La sonrisa materna de la Virgen, reproducida en tantas imágenes de la iconografía mariana, manifiesta una plenitud de gracia y paz que quiere comunicarse… (Juan Pablo II)
Hace años oí contar que, en Estado Unidos, se había hecho un estudio psicológico sobre el estado de ánimo de las personas. La conclusión a la que llegaron los expertos fue sorprendente. El resultado de la encuesta era que la mayoría de las personas están tristes, por tanto estar alegres es algo excepcional. Conclusión, como la tristeza es lo normal, la alegría es una enfermedad. ¡Qué inteligentes!

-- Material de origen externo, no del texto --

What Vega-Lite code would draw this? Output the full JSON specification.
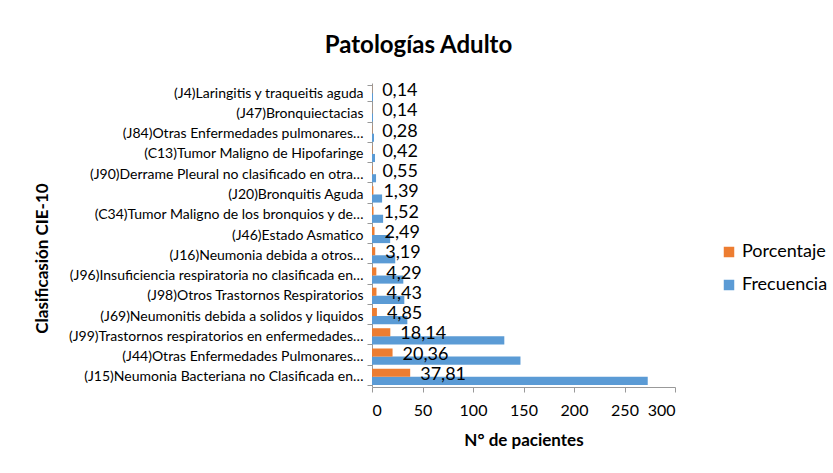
{
  "$schema": "https://vega.github.io/schema/vega-lite/v6.json",
  "width": 303,
  "height": 304,
  "autosize": "none",
  "padding": {"left": 372, "top": 83, "right": 158, "bottom": 86},
  "background": "white",
  "config": {
    "font": "Lato",
    "view": {"stroke": null},
    "locale": {"number": {"decimal": ",", "thousands": ".", "grouping": [3], "currency": ["", "€"]}}
  },
  "title": {"text": "Patologías Adulto", "fontSize": 24, "fontWeight": "bold", "anchor": "middle", "dx": -105, "offset": 18, "color": "black", "font": "Lato"},
  "data": {"values": [
    {"cat": "(J4)Laringitis y traqueitis aguda", "serie": "Frecuencia", "valor": 1, "pct": 0.14},
    {"cat": "(J4)Laringitis y traqueitis aguda", "serie": "Porcentaje", "valor": 0.14, "pct": 0.14},
    {"cat": "(J47)Bronquiectacias", "serie": "Frecuencia", "valor": 1, "pct": 0.14},
    {"cat": "(J47)Bronquiectacias", "serie": "Porcentaje", "valor": 0.14, "pct": 0.14},
    {"cat": "(J84)Otras Enfermedades pulmonares…", "serie": "Frecuencia", "valor": 2, "pct": 0.28},
    {"cat": "(J84)Otras Enfermedades pulmonares…", "serie": "Porcentaje", "valor": 0.28, "pct": 0.28},
    {"cat": "(C13)Tumor Maligno de Hipofaringe", "serie": "Frecuencia", "valor": 3, "pct": 0.42},
    {"cat": "(C13)Tumor Maligno de Hipofaringe", "serie": "Porcentaje", "valor": 0.42, "pct": 0.42},
    {"cat": "(J90)Derrame Pleural no clasificado en otra…", "serie": "Frecuencia", "valor": 4, "pct": 0.55},
    {"cat": "(J90)Derrame Pleural no clasificado en otra…", "serie": "Porcentaje", "valor": 0.55, "pct": 0.55},
    {"cat": "(J20)Bronquitis Aguda", "serie": "Frecuencia", "valor": 10, "pct": 1.39},
    {"cat": "(J20)Bronquitis Aguda", "serie": "Porcentaje", "valor": 1.39, "pct": 1.39},
    {"cat": "(C34)Tumor Maligno de los bronquios y de…", "serie": "Frecuencia", "valor": 11, "pct": 1.52},
    {"cat": "(C34)Tumor Maligno de los bronquios y de…", "serie": "Porcentaje", "valor": 1.52, "pct": 1.52},
    {"cat": "(J46)Estado Asmatico", "serie": "Frecuencia", "valor": 18, "pct": 2.49},
    {"cat": "(J46)Estado Asmatico", "serie": "Porcentaje", "valor": 2.49, "pct": 2.49},
    {"cat": "(J16)Neumonia debida a otros…", "serie": "Frecuencia", "valor": 23, "pct": 3.19},
    {"cat": "(J16)Neumonia debida a otros…", "serie": "Porcentaje", "valor": 3.19, "pct": 3.19},
    {"cat": "(J96)Insuficiencia respiratoria no clasificada en…", "serie": "Frecuencia", "valor": 31, "pct": 4.29},
    {"cat": "(J96)Insuficiencia respiratoria no clasificada en…", "serie": "Porcentaje", "valor": 4.29, "pct": 4.29},
    {"cat": "(J98)Otros Trastornos Respiratorios", "serie": "Frecuencia", "valor": 32, "pct": 4.43},
    {"cat": "(J98)Otros Trastornos Respiratorios", "serie": "Porcentaje", "valor": 4.43, "pct": 4.43},
    {"cat": "(J69)Neumonitis debida a solidos y liquidos", "serie": "Frecuencia", "valor": 35, "pct": 4.85},
    {"cat": "(J69)Neumonitis debida a solidos y liquidos", "serie": "Porcentaje", "valor": 4.85, "pct": 4.85},
    {"cat": "(J99)Trastornos respiratorios en enfermedades…", "serie": "Frecuencia", "valor": 131, "pct": 18.14},
    {"cat": "(J99)Trastornos respiratorios en enfermedades…", "serie": "Porcentaje", "valor": 18.14, "pct": 18.14},
    {"cat": "(J44)Otras Enfermedades Pulmonares…", "serie": "Frecuencia", "valor": 147, "pct": 20.36},
    {"cat": "(J44)Otras Enfermedades Pulmonares…", "serie": "Porcentaje", "valor": 20.36, "pct": 20.36},
    {"cat": "(J15)Neumonia Bacteriana no Clasificada en…", "serie": "Frecuencia", "valor": 273, "pct": 37.81},
    {"cat": "(J15)Neumonia Bacteriana no Clasificada en…", "serie": "Porcentaje", "valor": 37.81, "pct": 37.81}
  ]},
  "encoding": {
    "y": {
      "field": "cat", "type": "nominal",
      "sort": [
        "(J4)Laringitis y traqueitis aguda",
        "(J47)Bronquiectacias",
        "(J84)Otras Enfermedades pulmonares…",
        "(C13)Tumor Maligno de Hipofaringe",
        "(J90)Derrame Pleural no clasificado en otra…",
        "(J20)Bronquitis Aguda",
        "(C34)Tumor Maligno de los bronquios y de…",
        "(J46)Estado Asmatico",
        "(J16)Neumonia debida a otros…",
        "(J96)Insuficiencia respiratoria no clasificada en…",
        "(J98)Otros Trastornos Respiratorios",
        "(J69)Neumonitis debida a solidos y liquidos",
        "(J99)Trastornos respiratorios en enfermedades…",
        "(J44)Otras Enfermedades Pulmonares…",
        "(J15)Neumonia Bacteriana no Clasificada en…"
      ],
      "scale": {"paddingInner": 0.2, "paddingOuter": 0.1},
      "axis": {
        "title": "Clasificasión CIE-10", "titleFontSize": 17, "titleFontWeight": "bold", "titleColor": "black",
        "titleX": -330, "titleY": 175, "titleAngle": -90, "titleAlign": "center", "titleBaseline": "middle",
        "labelFontSize": 14, "labelLimit": 400, "labelColor": "black", "labelPadding": 4,
        "tickBand": "extent", "tickColor": "#999", "domainColor": "#999", "tickSize": 5
      }
    }
  },
  "layer": [
    {
      "mark": {"type": "bar"},
      "encoding": {
        "x": {
          "field": "valor", "type": "quantitative",
          "scale": {"domain": [0, 300], "nice": false},
          "axis": {
            "values": [0, 50, 100, 150, 200, 250, 300], "grid": false,
            "labelFontSize": 16, "labelColor": "black", "labelPadding": 10,
            "title": "N° de pacientes", "titleFontSize": 17, "titleFontWeight": "bold", "titleColor": "black", "titlePadding": 14,
            "tickColor": "#999", "domainColor": "#999", "tickSize": 5
          }
        },
        "yOffset": {"field": "serie", "type": "nominal", "sort": ["Porcentaje", "Frecuencia"]},
        "color": {
          "field": "serie", "type": "nominal",
          "scale": {"domain": ["Porcentaje", "Frecuencia"], "range": ["#ED7D31", "#5B9BD5"]},
          "legend": {
            "orient": "none", "legendX": 348, "legendY": 160, "title": null,
            "symbolType": "square", "symbolSize": 110, "labelFontSize": 18, "labelColor": "black",
            "rowPadding": 15, "symbolStrokeWidth": 0
          }
        }
      }
    },
    {
      "transform": [{"filter": "datum.serie === 'Porcentaje'"}],
      "mark": {"type": "text", "align": "left", "baseline": "middle", "dx": 10, "dy": -2, "fontSize": 18, "color": "black"},
      "encoding": {
        "x": {"field": "valor", "type": "quantitative"},
        "text": {"field": "pct", "type": "quantitative", "format": ".2f"}
      }
    }
  ]
}
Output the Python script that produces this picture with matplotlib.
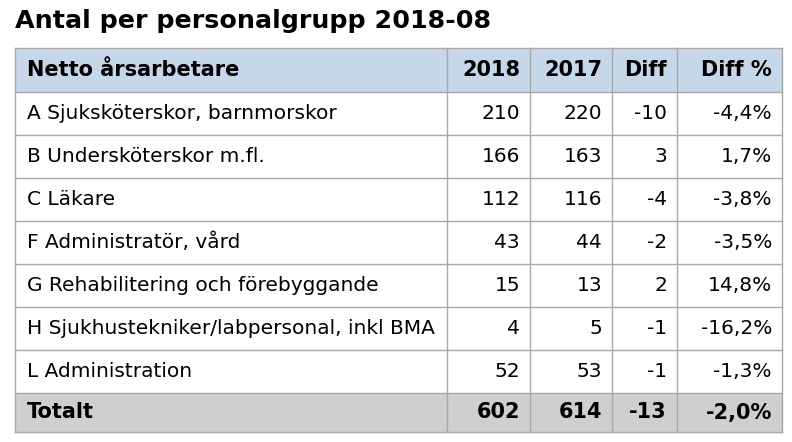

Es cierto, puede pensar alguien, que muchas veces hay más motivos para estar tristes que para estar alegres. Sin embargo, hay personas que, aparentemente, las cosas no les van bien, tienen graves problemas, pero no pierden la alegría. ¿Por qué? La razón es muy sencilla, la alegría no es sólo un estado de ánimo que dependa de las circunstancias exteriores. Si fuera así, lo mejor sería invertir en fábricas de pañuelos porque, según están las cosas, podríamos estar todo el día llorando a moco tendido (perdón por la expresión).
La verdadera alegría no consiste en que todo me vaya bien, sin problemas ni preocupaciones. Esto ayuda, por supuesto, pero la alegría tiene unas raíces más profundas, que no depende de los acontecimientos. Algunas veces me pregunto, ¿por qué los santos eran personas alegres? ¿No tenían problemas o preocupaciones? ¿Es que son de otro mundo o viven fuera de la realidad? Los santos siempre han tenido los pies sobre la tierra, han tenido problemas y preocupaciones, y posiblemente muchas más que muchos de nosotros, porque sus vidas no fueron fáciles. Sin embargo, estaban unidos a Dios.
Cuántas veces no me habré sentido triste, sin saber muy bien porqué. Enfados tontos, absurdos. Un malhumor que no me aguanto ni a mí mismo, y mucho menos a los demás. Un estado de ánimo que salto en cuanto me dicen algo, aunque sea buenos días.
Es el momento de pararse y ponerse en presencia de Dios. ¿Por qué esta tristeza? ¿Qué me está pasando? A lo mejor descubro que mi vida cristiana se esta volviendo algo tibia. Me dejo llevar por el orgullo o la soberbia porque me han hecho una faena, o alguien de quien esperaba más, me ha defraudado.
Puede ser que me falte rectitud de intención. Siempre pensando que soy el centro del universo, y resulta que no, que el universo es mucho más grande que mi pequeño mundo. O, simplemente, llevo tanto tiempo sin confesarme que ya no sé ni como se empieza. Es decir, ya sea por una cosa o por otra, la causa de la tristeza está en que me he alejado de Dios.
¿Qué hacer entonces? Volver la mirada y el corazón a Aquel que es la fuente de la alegría, a Cristo.
… solo de Él, cada uno de nosotros puede decir con plena verdad, con San Pablo: ‘Me amó y se entregó por mí’ (Gal 2,20). De ahí debe partir vuestra alegría más profunda… Si vosotros, por desgracia, debéis encontrar amarguras, padecer sufrimientos, experimentar incomprensiones y hasta caer en el pecado, que rápidamente vuestro pensamiento de fe se dirija hacia Aquel que nos ama siempre y que con su amor ilimitado, como de Dios, hace superar toda prueba, llena todos nuestros vacíos, perdona nuestro pecado y empuja con entusiasmo hacia un camino nuevamente seguro y alegre.
Juan Pablo II, Discurso (1 marzo 1980).